KEY POINTS:
New Zealand's listed companies led the developed world's powerhouse markets in creating and returning value to shareholders in the first half of the decade, says Boston Consulting Group.
However, the management consultancy pointed to the local market's much more subdued performance of 9 per cent last year and
just 2 per cent so far this year and said New Zealand businesses faced significant challenges in creating value in a less favourable economic climate.
Boston's eighth annual Value Creators Report found the New Zealand sharemarket's Total Shareholder Return (TSR) over the five years to December 2005 was 16.5 per cent a year, well ahead of Australia, Japan, the United States and Germany.

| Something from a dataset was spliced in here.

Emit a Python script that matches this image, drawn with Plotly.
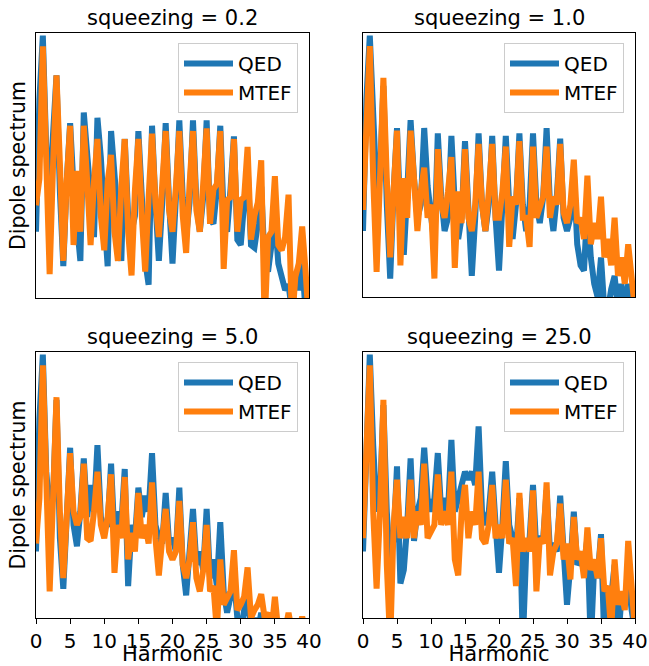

The New Zealand market also outshone developing Asian markets with the exception of India, which returned 19.7 per cent.
With the local economy enjoying a prolonged period of expansion that outstripped the OECD average, profits had risen through a combination of strong business investment and a higher return on capital stock.
The report noted that returns in New Zealand and Australia had been steady over the five years thanks to the markets' minimal exposure to the dot-com boom and bust and the global downturn in 2001-02.
The New Zealand market's relatively high dividend yield of 8 per cent might have reduced the volatility of returns, "because paying profits out as dividends means they are not put at risk as they would be if they were reinvested in the business".
New Zealand firms' high dividend yield was probably due to their need to compete for capital with high-yielding fixed-interest securities, a lack of identifiable growth opportunities, and the dividend imputation system.
The key contributors to the "great performance" of the top companies in Boston's New Zealand sample group were revenue growth, dividends and a reduction in gearing.
"What makes the revenue growth more impressive is that it has been achieved without increased leverage and while paying dividends."
The top performers in the sample group were Fletcher Building, with a five-year TSR of 39 per cent a year, Infratil with 32 per cent and Sky City with 27 per cent.
Key questions for New Zealand companies in the present economic conditions included whether overseas expansion was an attractive path to dampen the effects of the local economic cycle on earnings and the limited growth opportunities in a small economy.
However, Boston warned that companies should be aware of the stiffer competition overseas.
"Expanding into larger economies means that they can no longer rely on facing limited competition, a status many incumbents in our sample currently enjoy."